(is) The Way of Life

To my pleasant surprise, I have immensly enjoyed doing the bowling game kata. For me, it was the challenge of figuring out how I was going to “choreograph” my movements for my live performance on Monday. I had to think deeply and carefully about every keystroke I was making. My objective was to be efficient & quick with the code I was writing & my movement around the IDE. Perhaps this is a slight overkill but I am planning to memorize the line:column for certain parts of the program, so I can get there quickly in order to refactor the code or duplicate the lines.

Anyways, it is a bit crazy to think that Euler #5 is rated at a 5% difficulty when it seems to be pretty dang hard for me. Maybe I need to take my time with the problem and work out an angle where I can better understand the mathematical concept(s) behind the problem. It seems like for all these euler problems so far, there is always some kind of clever pattern or trick you can figure out and utilize to effectively solve the problem. Trying to figure that out has been a challenge and has given me the biggest frustration, if I am being honest. However, like all things with practice and time it will get better.

Today’s Tasks

1. Euler #5
2. Bowling Game Kata

Challenges

Euler

• My initial solution worked up to the range 1 - 18 in terms of finding the minimum multiple; however, when I would go any higher, e.g. 19, 20 the program would stall out.
• Regarding the pattern with the multiples figuring out how to get use range to get the multiples of a particular number.

Kata

• Finding the right screen recording software.
  • Making sure the quality is good.
  • Also, making sure the font size is big enough since my desktop monitor screen is large.
• Minimize the number of typos and pauses - I should be able to recall what to type without any issues

TIL

While solving euler problem #5 I came across a blog post that talked about a pattern that emerges when observing the smallest multiples divisible by a range.

1 - 1
1 2 - 2
1 2 3 - 6
1 2 3 4 - 12
1 2 3 4 5 - 60
1 2 3 4 5 6 - 60
1 2 3 4 5 6 7 - 420

When looking at the next minimum number that is evenly divisible by all the numbers within that range that number happens to be a multiple of the previous minimum number.

E.g. When finding the minimum number that is evenly divisible by 1 - 7 the number 420 is a multiple of 60 ( the previous minimum number).

Also, the subtle (at least for me at that time) difference between (drop 1 (range 0 10 2)) vs. (range 1 10 2). When I viewed both lines of code it seems like drop 1 and starting the range at 1 were both accomplishing the same thing - to drop the zero from the range. However, since we are applying a step to the range it literally makes all the difference.

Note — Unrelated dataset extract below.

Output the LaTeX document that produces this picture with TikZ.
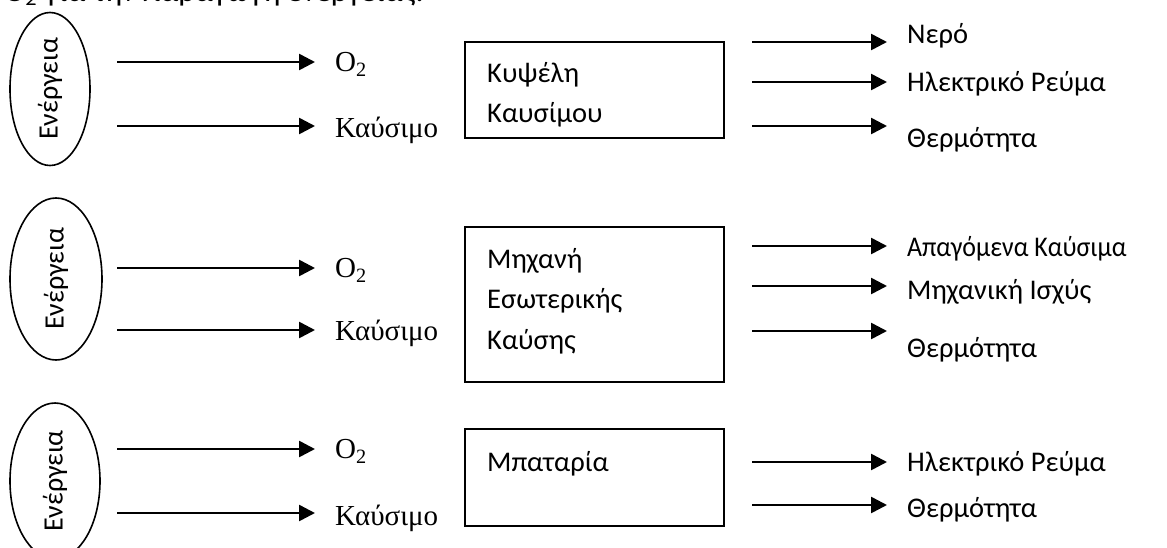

user => (drop 1 (range 0 10 2))
;; 2 4 6 8 
user => (range 1 10 2)
;; 1 3 5 7 9

Reflections

It’s funny how the solutions to some of the Euler problems are seemingly so obvious and simple but when it is a novel problem it can take a while before you can successfully derive a solution to the problem. Often times this challenge of trying to grasp the underlying concepts can be a struggle and frustrating but it is the best path to growing and learning, in my opinion. It is by overcoming these obstacles do you achieve a deeper understanding of the problem because had you taken the easy way out and went straight to the solution you would inevitably gloss over some subtle detail that is critical to the understanding of the solution.